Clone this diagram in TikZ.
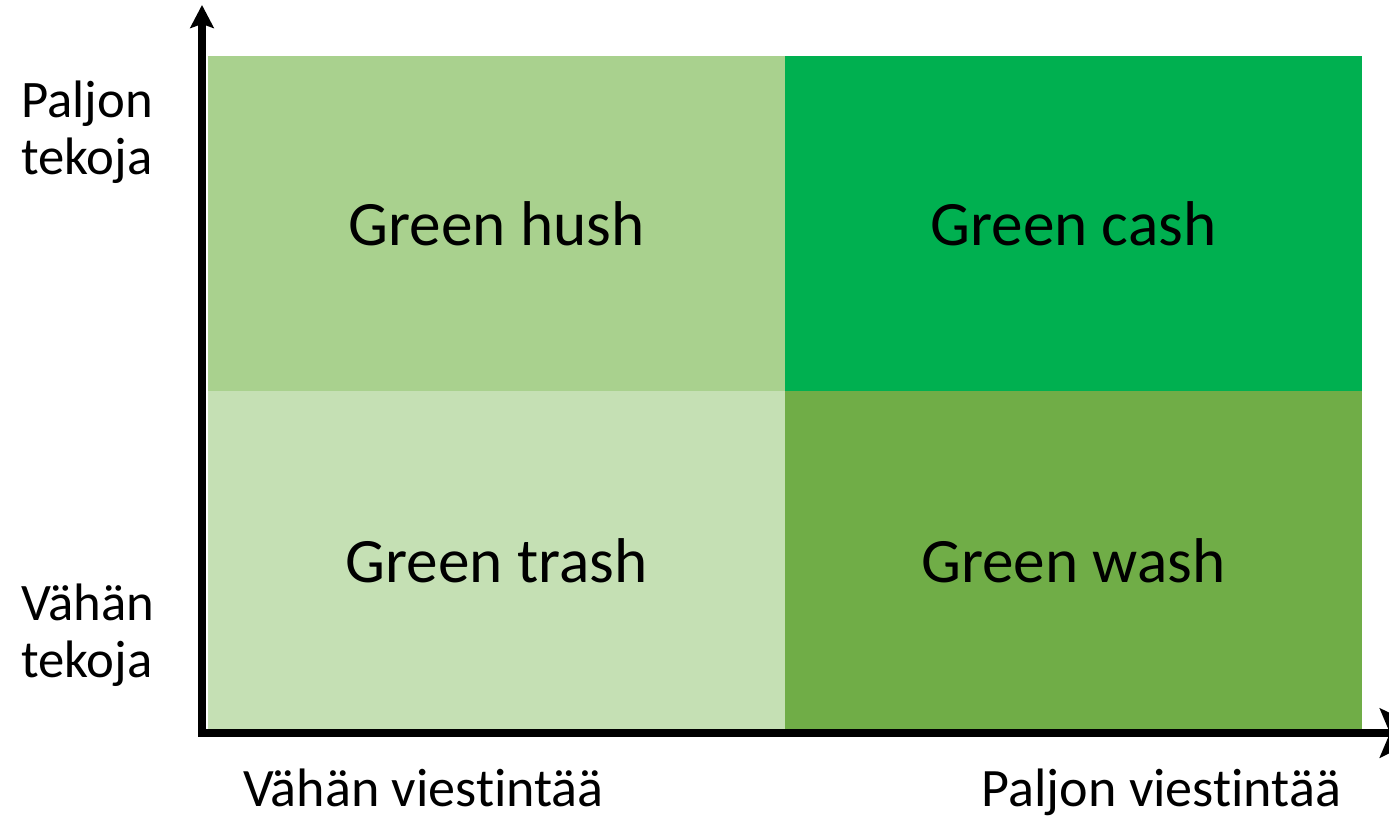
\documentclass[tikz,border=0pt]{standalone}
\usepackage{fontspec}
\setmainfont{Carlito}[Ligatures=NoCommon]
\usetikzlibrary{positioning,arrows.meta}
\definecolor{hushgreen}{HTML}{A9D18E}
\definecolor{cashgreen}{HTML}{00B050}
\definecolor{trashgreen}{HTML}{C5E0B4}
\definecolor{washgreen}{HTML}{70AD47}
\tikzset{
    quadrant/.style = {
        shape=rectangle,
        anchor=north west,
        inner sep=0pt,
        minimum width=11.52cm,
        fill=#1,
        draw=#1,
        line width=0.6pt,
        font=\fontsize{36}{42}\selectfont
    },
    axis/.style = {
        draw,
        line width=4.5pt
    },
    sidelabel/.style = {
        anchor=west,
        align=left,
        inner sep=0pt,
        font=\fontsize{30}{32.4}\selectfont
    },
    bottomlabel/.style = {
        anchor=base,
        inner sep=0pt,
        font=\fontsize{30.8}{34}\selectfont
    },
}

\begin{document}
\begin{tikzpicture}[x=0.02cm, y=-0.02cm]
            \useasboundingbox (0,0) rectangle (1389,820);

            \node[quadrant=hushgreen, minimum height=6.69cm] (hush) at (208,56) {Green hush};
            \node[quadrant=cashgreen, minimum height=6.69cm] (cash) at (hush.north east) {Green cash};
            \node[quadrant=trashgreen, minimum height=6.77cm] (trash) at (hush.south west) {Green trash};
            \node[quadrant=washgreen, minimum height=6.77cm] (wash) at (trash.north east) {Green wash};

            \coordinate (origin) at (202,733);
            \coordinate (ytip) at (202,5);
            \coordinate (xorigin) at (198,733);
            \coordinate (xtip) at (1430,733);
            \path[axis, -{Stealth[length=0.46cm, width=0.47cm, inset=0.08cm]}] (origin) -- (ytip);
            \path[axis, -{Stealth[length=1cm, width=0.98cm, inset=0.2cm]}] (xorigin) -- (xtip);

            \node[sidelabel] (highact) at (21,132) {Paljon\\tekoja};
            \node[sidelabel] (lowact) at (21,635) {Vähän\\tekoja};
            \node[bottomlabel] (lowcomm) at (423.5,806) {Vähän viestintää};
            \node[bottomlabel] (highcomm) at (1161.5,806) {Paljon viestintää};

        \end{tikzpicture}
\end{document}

==============================

### Work to complete
Without including any picture, repeat the data exactly.

### Problem solution
Clone this diagram in TikZ.
\documentclass[tikz,border=0pt]{standalone}
\usepackage{fontspec}
\setmainfont{Carlito}[Ligatures=NoCommon]
\usetikzlibrary{positioning,arrows.meta}
\definecolor{hushgreen}{HTML}{A9D18E}
\definecolor{cashgreen}{HTML}{00B050}
\definecolor{trashgreen}{HTML}{C5E0B4}
\definecolor{washgreen}{HTML}{70AD47}
\tikzset{
    quadrant/.style = {
        shape=rectangle,
        anchor=north west,
        inner sep=0pt,
        minimum width=11.52cm,
        fill=#1,
        draw=#1,
        line width=0.6pt,
        font=\fontsize{36}{42}\selectfont
    },
    axis/.style = {
        draw,
        line width=4.5pt
    },
    sidelabel/.style = {
        anchor=west,
        align=left,
        inner sep=0pt,
        font=\fontsize{30}{32.4}\selectfont
    },
    bottomlabel/.style = {
        anchor=base,
        inner sep=0pt,
        font=\fontsize{30.8}{34}\selectfont
    },
}

\begin{document}
\begin{tikzpicture}[x=0.02cm, y=-0.02cm]
            \useasboundingbox (0,0) rectangle (1389,820);

            \node[quadrant=hushgreen, minimum height=6.69cm] (hush) at (208,56) {Green hush};
            \node[quadrant=cashgreen, minimum height=6.69cm] (cash) at (hush.north east) {Green cash};
            \node[quadrant=trashgreen, minimum height=6.77cm] (trash) at (hush.south west) {Green trash};
            \node[quadrant=washgreen, minimum height=6.77cm] (wash) at (trash.north east) {Green wash};

            \coordinate (origin) at (202,733);
            \coordinate (ytip) at (202,5);
            \coordinate (xorigin) at (198,733);
            \coordinate (xtip) at (1430,733);
            \path[axis, -{Stealth[length=0.46cm, width=0.47cm, inset=0.08cm]}] (origin) -- (ytip);
            \path[axis, -{Stealth[length=1cm, width=0.98cm, inset=0.2cm]}] (xorigin) -- (xtip);

            \node[sidelabel] (highact) at (21,132) {Paljon\\tekoja};
            \node[sidelabel] (lowact) at (21,635) {Vähän\\tekoja};
            \node[bottomlabel] (lowcomm) at (423.5,806) {Vähän viestintää};
            \node[bottomlabel] (highcomm) at (1161.5,806) {Paljon viestintää};

        \end{tikzpicture}
\end{document}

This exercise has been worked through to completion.